** Material provided **

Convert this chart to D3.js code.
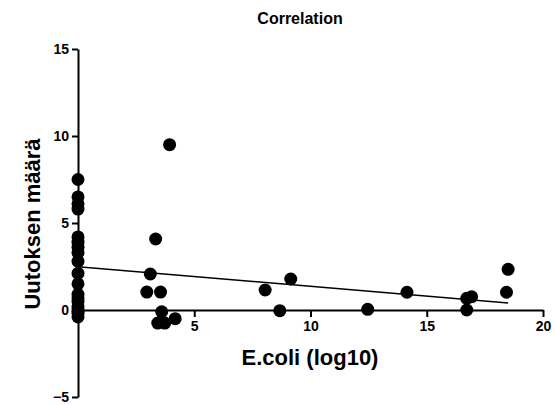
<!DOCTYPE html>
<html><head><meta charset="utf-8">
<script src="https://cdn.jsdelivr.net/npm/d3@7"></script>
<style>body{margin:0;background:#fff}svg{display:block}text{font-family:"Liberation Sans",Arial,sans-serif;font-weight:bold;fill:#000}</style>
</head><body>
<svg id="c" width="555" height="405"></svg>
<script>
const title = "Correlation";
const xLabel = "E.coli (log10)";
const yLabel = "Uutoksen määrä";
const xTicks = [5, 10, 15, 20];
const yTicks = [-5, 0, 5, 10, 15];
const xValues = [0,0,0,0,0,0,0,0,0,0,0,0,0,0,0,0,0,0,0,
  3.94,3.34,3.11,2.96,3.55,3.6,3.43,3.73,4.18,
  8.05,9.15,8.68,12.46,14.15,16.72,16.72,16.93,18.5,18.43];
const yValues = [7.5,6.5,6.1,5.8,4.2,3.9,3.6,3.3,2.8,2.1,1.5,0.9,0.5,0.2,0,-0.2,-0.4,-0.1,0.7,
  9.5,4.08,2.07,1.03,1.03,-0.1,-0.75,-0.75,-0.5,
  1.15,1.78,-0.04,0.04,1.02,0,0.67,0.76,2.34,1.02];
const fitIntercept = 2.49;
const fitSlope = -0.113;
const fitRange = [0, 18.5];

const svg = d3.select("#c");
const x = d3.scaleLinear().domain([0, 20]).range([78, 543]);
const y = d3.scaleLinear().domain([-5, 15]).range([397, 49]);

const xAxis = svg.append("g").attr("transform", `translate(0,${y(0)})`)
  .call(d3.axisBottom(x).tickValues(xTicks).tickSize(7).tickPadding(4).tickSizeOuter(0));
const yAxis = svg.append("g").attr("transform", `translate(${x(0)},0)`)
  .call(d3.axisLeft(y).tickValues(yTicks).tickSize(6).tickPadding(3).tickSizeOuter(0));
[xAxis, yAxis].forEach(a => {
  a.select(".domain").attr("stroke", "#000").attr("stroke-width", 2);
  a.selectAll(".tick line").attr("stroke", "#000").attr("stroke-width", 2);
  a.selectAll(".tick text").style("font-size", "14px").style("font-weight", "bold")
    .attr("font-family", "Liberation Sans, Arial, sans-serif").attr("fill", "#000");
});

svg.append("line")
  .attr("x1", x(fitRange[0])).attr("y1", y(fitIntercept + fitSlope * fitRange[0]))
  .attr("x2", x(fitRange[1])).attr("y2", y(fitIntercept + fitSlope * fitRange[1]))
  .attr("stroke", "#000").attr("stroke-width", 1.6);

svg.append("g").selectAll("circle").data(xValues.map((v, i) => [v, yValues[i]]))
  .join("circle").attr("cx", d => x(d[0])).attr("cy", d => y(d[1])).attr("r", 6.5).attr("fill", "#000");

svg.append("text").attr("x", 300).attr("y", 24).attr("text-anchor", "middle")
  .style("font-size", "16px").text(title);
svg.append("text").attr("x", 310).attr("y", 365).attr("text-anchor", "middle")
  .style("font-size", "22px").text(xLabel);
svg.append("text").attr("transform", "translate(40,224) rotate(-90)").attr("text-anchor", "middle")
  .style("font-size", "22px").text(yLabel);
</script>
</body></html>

** What you have to do **
Reproduce the data above in full, exactly as it is, with the pictures left out.

** Task output **
Convert this chart to D3.js code.
<!DOCTYPE html>
<html><head><meta charset="utf-8">
<script src="https://cdn.jsdelivr.net/npm/d3@7"></script>
<style>body{margin:0;background:#fff}svg{display:block}text{font-family:"Liberation Sans",Arial,sans-serif;font-weight:bold;fill:#000}</style>
</head><body>
<svg id="c" width="555" height="405"></svg>
<script>
const title = "Correlation";
const xLabel = "E.coli (log10)";
const yLabel = "Uutoksen määrä";
const xTicks = [5, 10, 15, 20];
const yTicks = [-5, 0, 5, 10, 15];
const xValues = [0,0,0,0,0,0,0,0,0,0,0,0,0,0,0,0,0,0,0,
  3.94,3.34,3.11,2.96,3.55,3.6,3.43,3.73,4.18,
  8.05,9.15,8.68,12.46,14.15,16.72,16.72,16.93,18.5,18.43];
const yValues = [7.5,6.5,6.1,5.8,4.2,3.9,3.6,3.3,2.8,2.1,1.5,0.9,0.5,0.2,0,-0.2,-0.4,-0.1,0.7,
  9.5,4.08,2.07,1.03,1.03,-0.1,-0.75,-0.75,-0.5,
  1.15,1.78,-0.04,0.04,1.02,0,0.67,0.76,2.34,1.02];
const fitIntercept = 2.49;
const fitSlope = -0.113;
const fitRange = [0, 18.5];

const svg = d3.select("#c");
const x = d3.scaleLinear().domain([0, 20]).range([78, 543]);
const y = d3.scaleLinear().domain([-5, 15]).range([397, 49]);

const xAxis = svg.append("g").attr("transform", `translate(0,${y(0)})`)
  .call(d3.axisBottom(x).tickValues(xTicks).tickSize(7).tickPadding(4).tickSizeOuter(0));
const yAxis = svg.append("g").attr("transform", `translate(${x(0)},0)`)
  .call(d3.axisLeft(y).tickValues(yTicks).tickSize(6).tickPadding(3).tickSizeOuter(0));
[xAxis, yAxis].forEach(a => {
  a.select(".domain").attr("stroke", "#000").attr("stroke-width", 2);
  a.selectAll(".tick line").attr("stroke", "#000").attr("stroke-width", 2);
  a.selectAll(".tick text").style("font-size", "14px").style("font-weight", "bold")
    .attr("font-family", "Liberation Sans, Arial, sans-serif").attr("fill", "#000");
});

svg.append("line")
  .attr("x1", x(fitRange[0])).attr("y1", y(fitIntercept + fitSlope * fitRange[0]))
  .attr("x2", x(fitRange[1])).attr("y2", y(fitIntercept + fitSlope * fitRange[1]))
  .attr("stroke", "#000").attr("stroke-width", 1.6);

svg.append("g").selectAll("circle").data(xValues.map((v, i) => [v, yValues[i]]))
  .join("circle").attr("cx", d => x(d[0])).attr("cy", d => y(d[1])).attr("r", 6.5).attr("fill", "#000");

svg.append("text").attr("x", 300).attr("y", 24).attr("text-anchor", "middle")
  .style("font-size", "16px").text(title);
svg.append("text").attr("x", 310).attr("y", 365).attr("text-anchor", "middle")
  .style("font-size", "22px").text(xLabel);
svg.append("text").attr("transform", "translate(40,224) rotate(-90)").attr("text-anchor", "middle")
  .style("font-size", "22px").text(yLabel);
</script>
</body></html>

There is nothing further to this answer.